La queue d’aronde (d’hirondelle)
Penser à la queue d’une hirondelle : au croisement, il y a une sorte de superposition, que l’on peut percevoir comme un déchirement ou une — au contraire— une couture. Il y a trois paramètres en entrée et une variable en sortie (j’écris cela pour ceux qui y comprennent quelque chose). On évoque donc des problématiques de superposition, de recouvrement, de tension, de déchirement au sein de l’entreprise. Deux gammes produit qui se recouvrent, doit-on les fusionner, les coudre ? A quel moment ce produit, cette gamme, se déchire en deux (idem pour les équipes, encore). Je ne vais pas creuser plus et je vous laisse trouver les paramètres qui vont régir ce changement de forme, avec la queue d’aronde il doit y en avoir trois.
Le papillon
Je vais désormais me limiter aux verbes associés, les formes deviennent compliquées et je n’ai pas encore assez intégré le modèle associé… Ce qui est intéressant dans le papillon (quatre paramètres ! et toujours une variable en sortie) c’est l’idée d’une surface cachée, recouverte, une poche, qui s’écaille, s’exfolie, c’est-à-dire s’effeuille par lamelles. Donc elle se vide ou se remplit. Encore une métaphore, mais aussi donc une théorie permettant d’appréhender les mouvements de l’organisation.

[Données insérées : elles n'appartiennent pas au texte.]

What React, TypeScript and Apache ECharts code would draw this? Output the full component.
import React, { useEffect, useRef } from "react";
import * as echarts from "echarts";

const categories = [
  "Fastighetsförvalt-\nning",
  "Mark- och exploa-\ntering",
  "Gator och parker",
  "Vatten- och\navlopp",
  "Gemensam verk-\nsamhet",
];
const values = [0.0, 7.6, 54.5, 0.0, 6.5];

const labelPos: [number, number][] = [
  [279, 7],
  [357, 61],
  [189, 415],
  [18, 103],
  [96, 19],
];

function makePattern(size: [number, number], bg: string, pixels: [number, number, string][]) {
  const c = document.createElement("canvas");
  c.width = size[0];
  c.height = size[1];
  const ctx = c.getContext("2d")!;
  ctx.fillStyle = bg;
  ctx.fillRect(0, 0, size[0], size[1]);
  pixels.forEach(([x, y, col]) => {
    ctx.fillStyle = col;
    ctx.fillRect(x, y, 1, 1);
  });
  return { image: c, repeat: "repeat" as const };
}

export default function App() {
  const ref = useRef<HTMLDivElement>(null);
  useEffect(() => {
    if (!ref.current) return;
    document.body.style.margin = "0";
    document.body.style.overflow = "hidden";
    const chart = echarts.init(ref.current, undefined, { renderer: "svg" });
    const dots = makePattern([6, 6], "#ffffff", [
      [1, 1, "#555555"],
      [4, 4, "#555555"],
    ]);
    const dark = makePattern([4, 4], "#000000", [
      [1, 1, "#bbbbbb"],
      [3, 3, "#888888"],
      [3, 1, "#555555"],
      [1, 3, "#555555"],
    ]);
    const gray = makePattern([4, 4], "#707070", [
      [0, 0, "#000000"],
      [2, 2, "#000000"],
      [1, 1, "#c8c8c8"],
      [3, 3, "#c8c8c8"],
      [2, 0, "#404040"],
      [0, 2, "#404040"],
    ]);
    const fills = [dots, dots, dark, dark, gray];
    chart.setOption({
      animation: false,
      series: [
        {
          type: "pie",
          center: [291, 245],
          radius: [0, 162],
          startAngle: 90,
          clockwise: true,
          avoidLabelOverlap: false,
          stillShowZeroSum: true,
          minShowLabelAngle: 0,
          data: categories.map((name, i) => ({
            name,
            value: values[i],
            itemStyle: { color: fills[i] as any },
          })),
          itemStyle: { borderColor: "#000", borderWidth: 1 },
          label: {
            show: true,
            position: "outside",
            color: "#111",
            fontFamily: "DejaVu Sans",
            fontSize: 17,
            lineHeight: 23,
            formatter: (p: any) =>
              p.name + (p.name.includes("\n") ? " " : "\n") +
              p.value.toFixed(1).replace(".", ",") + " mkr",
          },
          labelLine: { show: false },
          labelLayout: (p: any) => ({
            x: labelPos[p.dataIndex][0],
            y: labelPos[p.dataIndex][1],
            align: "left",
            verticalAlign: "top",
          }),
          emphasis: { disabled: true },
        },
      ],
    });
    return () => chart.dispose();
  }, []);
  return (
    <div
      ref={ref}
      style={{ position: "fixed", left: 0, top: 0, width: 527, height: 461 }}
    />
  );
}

Les trois dernières catastrophes élémentaires sont un peu plus complexes ,car elles proposent deux variables en sortie.
La vague, le poil, le champignon
Pareil, pour l’instant j’ai l’impression qu’il devient vain pour moi de comprendre les aspects mathématiques et le calcul de ces différentes formes. Je m’intéresse uniquement aux verbes qui peuvent me donner une façon d’appréhender cette théorie et de la projeter sur mon monde.
- La vague(ombilic hyperbolique) : Lisez briser, s’effondrer, recouvrir pour la vague. Pensez au rachat de filiale, au recouvrement de secteur, mais aussi là l’effondrement soudain d’un vague ayant atteint sa crête, attrapez la notion de voûte.

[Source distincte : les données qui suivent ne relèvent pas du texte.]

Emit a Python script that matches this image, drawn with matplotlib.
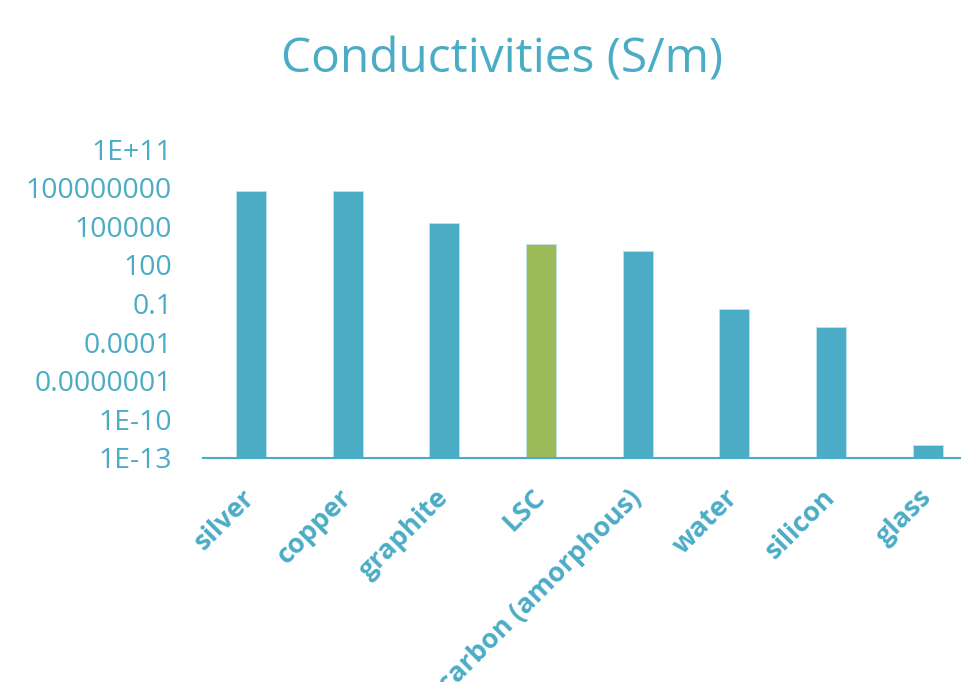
import matplotlib
matplotlib.use("Agg")
import matplotlib.pyplot as plt
import numpy as np
from matplotlib.ticker import FixedLocator, FixedFormatter

# ---------------- DATA ----------------

materials = ["silver", "copper", "graphite", "LSC", "carbon (amorphous)",
             "water", "silicon", "glass"]
conductivity = [6.0e7, 5.6e7, 1.7e5, 4.0e3, 1.3e3, 0.04, 1.6e-3, 8e-13]
highlight = "LSC"

ytick_values = [1e-13, 1e-10, 1e-7, 1e-4, 1e-1, 1e2, 1e5, 1e8, 1e11]
ytick_labels = ["1E-13", "1E-10", "0.0000001", "0.0001", "0.1", "100",
                "100000", "100000000", "1E+11"]

# ---------------- STYLE ----------------

BLUE = "#4BACC6"
GREEN = "#9BBB59"
FONT = "Open Sans"

W, H = 962, 682
DPI = 100

fig = plt.figure(figsize=(W / DPI, H / DPI), dpi=DPI)


def px_axes(left, top, width, height):
    # axes rectangle given in pixel coords (origin top-left)
    return [left / W, 1 - (top + height) / H, width / W, height / H]


# main plot area (extends past the right edge, like the reference)
ax = fig.add_axes(px_axes(202.7, 149.3, 773.3, 308.4))

colors = [GREEN if m == highlight else BLUE for m in materials]
x = np.arange(len(materials))
ax.bar(x, conductivity, width=0.31, color=colors, edgecolor="#bfe2ec",
       linewidth=0.6, bottom=1e-13, zorder=2)

ax.set_yscale("log")
ax.set_ylim(1e-13, 1e11)
ax.set_xlim(-0.5, len(materials) - 0.5)

ax.yaxis.set_major_locator(FixedLocator(ytick_values))
ax.yaxis.set_major_formatter(FixedFormatter(ytick_labels))
ax.yaxis.set_minor_locator(FixedLocator([]))
ax.tick_params(axis="y", length=0, pad=22, labelsize=20.4, labelcolor=BLUE)
for lab in ax.get_yticklabels():
    lab.set_fontfamily(FONT)

# category labels, rotated 45 degrees and ending under each bar
ax.set_xticks(x)
ax.set_xticklabels(materials, rotation=45, ha="right", va="center",
                   rotation_mode="anchor", fontsize=19.5,
                   fontweight="bold", color=BLUE, fontfamily=FONT)
ax.tick_params(axis="x", length=0, pad=26)

for side in ["top", "right", "left"]:
    ax.spines[side].set_visible(False)
ax.spines["bottom"].set_color(BLUE)
ax.spines["bottom"].set_linewidth(1.5)
ax.spines["bottom"].set_zorder(3)

# ---------------- TITLE ----------------

fig.text(502.5 / W, 1 - 72.7 / H, "Conductivities (S/m)", ha="center",
         va="baseline", fontsize=34.5, color=BLUE, fontfamily=FONT)

fig.savefig("out.png", dpi=DPI)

- Le poil (ombilic elliptique) : Piquer, pénétrer, boucher.
- Le champignon (ombilic parabolique) : Briser, éjecter, lancer, percer, couper, lier, ouvrir, fermer.
Que faire de tout cela
Pensez votre organisation comme un tout, régie par des événements qui déclenchent des formes et des dynamiques. Si vous êtes plus mathématicien que moi vous pouvez utiliser des formules, mais je pense que les tensions suffisent à comprendre que l’on approche, peut-être, d’une singularité, et donc d’un changement de forme.

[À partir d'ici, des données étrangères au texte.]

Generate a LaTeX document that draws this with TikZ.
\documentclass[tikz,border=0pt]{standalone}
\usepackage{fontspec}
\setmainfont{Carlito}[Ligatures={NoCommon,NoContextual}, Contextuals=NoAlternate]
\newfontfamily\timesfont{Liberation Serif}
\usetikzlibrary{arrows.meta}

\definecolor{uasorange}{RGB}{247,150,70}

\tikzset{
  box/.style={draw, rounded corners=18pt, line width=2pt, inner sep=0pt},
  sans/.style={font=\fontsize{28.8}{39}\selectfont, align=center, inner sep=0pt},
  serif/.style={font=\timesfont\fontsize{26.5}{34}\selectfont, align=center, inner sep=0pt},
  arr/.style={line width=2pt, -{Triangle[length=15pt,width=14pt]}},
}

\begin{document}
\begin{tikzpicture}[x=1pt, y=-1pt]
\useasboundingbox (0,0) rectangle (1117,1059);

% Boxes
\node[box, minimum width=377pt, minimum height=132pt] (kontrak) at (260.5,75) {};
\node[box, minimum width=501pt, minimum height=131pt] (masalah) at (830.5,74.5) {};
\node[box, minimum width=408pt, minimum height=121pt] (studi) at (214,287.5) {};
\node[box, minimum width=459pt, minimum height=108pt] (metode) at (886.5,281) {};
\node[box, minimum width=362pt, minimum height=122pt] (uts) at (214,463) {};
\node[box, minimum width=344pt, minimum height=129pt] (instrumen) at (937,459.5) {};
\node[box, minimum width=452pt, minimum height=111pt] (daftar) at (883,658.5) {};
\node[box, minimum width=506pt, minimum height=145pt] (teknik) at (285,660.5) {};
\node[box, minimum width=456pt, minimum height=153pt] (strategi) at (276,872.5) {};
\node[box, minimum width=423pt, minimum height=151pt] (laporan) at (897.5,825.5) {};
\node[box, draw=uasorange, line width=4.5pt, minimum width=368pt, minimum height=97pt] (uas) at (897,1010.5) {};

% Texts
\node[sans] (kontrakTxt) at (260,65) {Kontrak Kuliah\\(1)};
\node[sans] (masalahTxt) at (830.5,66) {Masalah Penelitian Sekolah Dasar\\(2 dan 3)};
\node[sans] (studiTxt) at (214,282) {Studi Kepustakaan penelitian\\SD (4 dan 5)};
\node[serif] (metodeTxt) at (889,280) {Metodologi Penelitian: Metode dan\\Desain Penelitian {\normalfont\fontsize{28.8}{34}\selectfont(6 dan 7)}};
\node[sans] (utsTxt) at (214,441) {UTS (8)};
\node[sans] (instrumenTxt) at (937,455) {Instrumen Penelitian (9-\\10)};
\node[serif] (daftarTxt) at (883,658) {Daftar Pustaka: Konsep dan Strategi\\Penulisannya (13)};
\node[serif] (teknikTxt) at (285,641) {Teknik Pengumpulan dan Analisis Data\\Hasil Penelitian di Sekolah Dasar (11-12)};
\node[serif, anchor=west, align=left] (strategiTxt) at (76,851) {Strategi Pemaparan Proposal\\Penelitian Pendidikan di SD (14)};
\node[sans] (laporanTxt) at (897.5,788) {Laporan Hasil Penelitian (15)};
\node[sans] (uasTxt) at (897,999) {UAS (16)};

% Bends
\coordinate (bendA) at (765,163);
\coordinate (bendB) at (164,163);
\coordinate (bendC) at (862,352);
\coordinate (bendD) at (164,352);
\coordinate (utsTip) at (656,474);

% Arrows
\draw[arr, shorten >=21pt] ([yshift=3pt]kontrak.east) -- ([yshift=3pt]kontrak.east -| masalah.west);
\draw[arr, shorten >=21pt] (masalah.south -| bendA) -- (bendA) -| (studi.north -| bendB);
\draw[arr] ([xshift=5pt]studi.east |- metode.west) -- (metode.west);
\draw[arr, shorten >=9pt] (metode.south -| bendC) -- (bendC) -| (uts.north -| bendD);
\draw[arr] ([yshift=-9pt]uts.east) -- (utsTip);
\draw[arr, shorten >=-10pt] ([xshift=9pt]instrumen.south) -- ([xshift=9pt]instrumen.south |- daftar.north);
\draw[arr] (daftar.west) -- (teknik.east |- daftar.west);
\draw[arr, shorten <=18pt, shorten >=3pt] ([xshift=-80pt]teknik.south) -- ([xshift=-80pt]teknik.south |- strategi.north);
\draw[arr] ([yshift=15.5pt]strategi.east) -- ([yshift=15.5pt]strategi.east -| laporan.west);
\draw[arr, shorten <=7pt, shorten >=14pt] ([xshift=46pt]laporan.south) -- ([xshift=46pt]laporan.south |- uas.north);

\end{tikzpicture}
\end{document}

Gardez à l’esprit que les formes les plus adaptées à votre organisation sont probablement les plus économes en énergie. Pour cela, laissez la forme naturelle émerger. Employé ainsi, le mot naturel sous-entend la plus simple, la plus opportune, celle qui demande le moins d’énergie, et propose la meilleure optimisation du contexte.
En ce sens le hasard qui préfigure une termitière souligne l’intérêt de laisser le temps à l’émergence. Rien contre la répétition de schéma, qui seront bon pour propager à moindre coût votre énergie (communication, savoir-faire, etc.), mais sachez placer le curseur au bon endroit : ce sont les morceaux les moins figés, achevés de votre organisation qui seront les plus simples à faire évoluer.
Pensez aux macles des cristaux pour penser des courants transverses dans l’organisation (étonnamment ces macles ressemblent beaucoup aux guildes proposées par une organisation comme Spotify).